Di una storia qualche volta ci è rimasta una telefonata da una cabina.
Una cabina telefonica è una struttura in metallo e vetro. Ma se si dovesse indicarla con un termine generico, nessuno la definirebbe struttura; nessuno la definirebbe nemmeno come un oggetto. Probabilmente la chiamerebbe “cosa”. Direbbe: quella cosa ai bordi della piazza, per esempio.
Ma che cos’è una cosa.
Cosa, dicono i dizionari, è un vocabolo generico che sostituisce un termine proprio, concreto o astratto, ricevendo determinazione dal contesto.
Ma forse è proprio la genericità del vocabolo che ci dà la possibilità di contemperare la concretezza e l’astrazione, e a volte di arrivare finanche a rappresentare l’essenziale.

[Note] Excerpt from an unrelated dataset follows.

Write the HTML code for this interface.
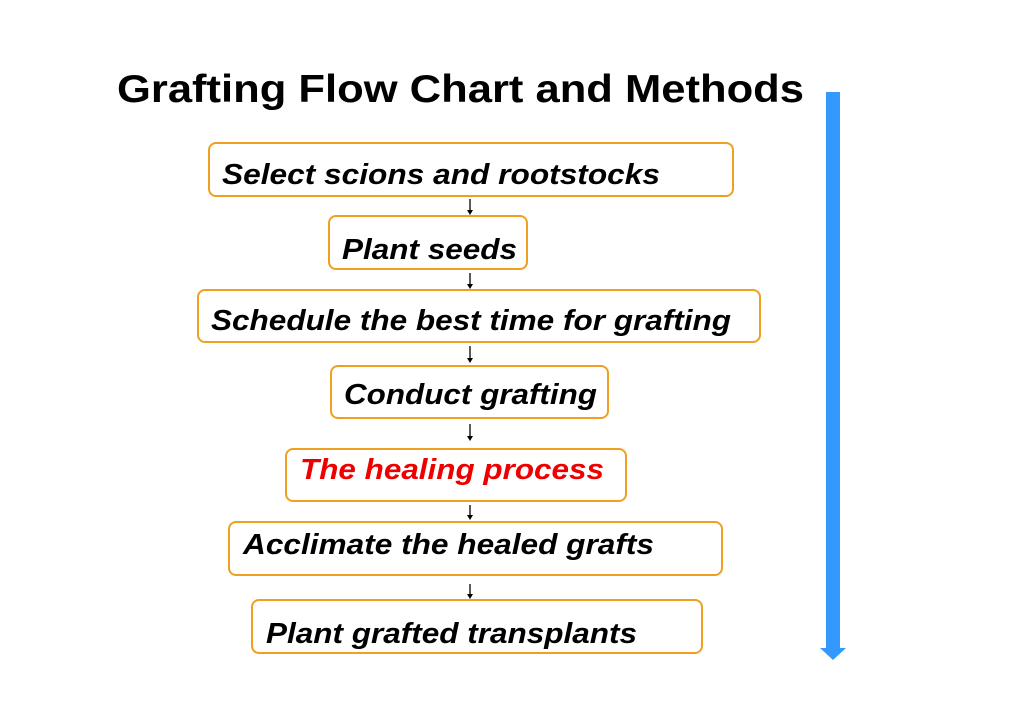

Basterebbe soltanto pensare all’espressione “le cose della vita”. E’ un’espressione che stringe il concreto e l’astratto: le conoscenze, le esperienze, i sogni, le illusioni, le delusioni, le felicità, i dolori, tutti i treni presi e tutti quelli persi, tutti i passi giusti e tutti quelli falsi. Sono cose che accadono nella vita, diciamo. Per significare anche l’imprevedibile. Spesso dentro questo vocabolo generico è racchiuso un universo di piccoli e grandi accadimenti, di idee, di sentimenti, di occasioni, di passioni. Ci sono le incertezze: non so che cosa dirti. Ci sono le convinzioni più profonde: a questa cosa non posso rinunciare. Ci sono rimpianti o disapprovazioni per le cose passate; attese e speranze per quelle future. L’italiano cosa, dice ancora Remo Bodei, è la contrazione del latino “causa”, ossia di ciò che riteniamo talmente importante e coinvolgente da mobilitarci in sua difesa. Per certi versi è l’equivalente concettuale del greco “pragma”, che nel suo ventaglio di significati include ciò in cui mi trovo implicato nella vita quotidiana.
La cabina telefonica è stata una cosa della nostra vita quotidiana.
Le cose della vita sono le cose che ci riguardano, che ci richiamano, ci interessano, ci coinvolgono. Quelle cose senza le quali forse non saremmo quello che siamo e non faremmo quello che facciamo. Forse neppure ameremmo quello che amiamo.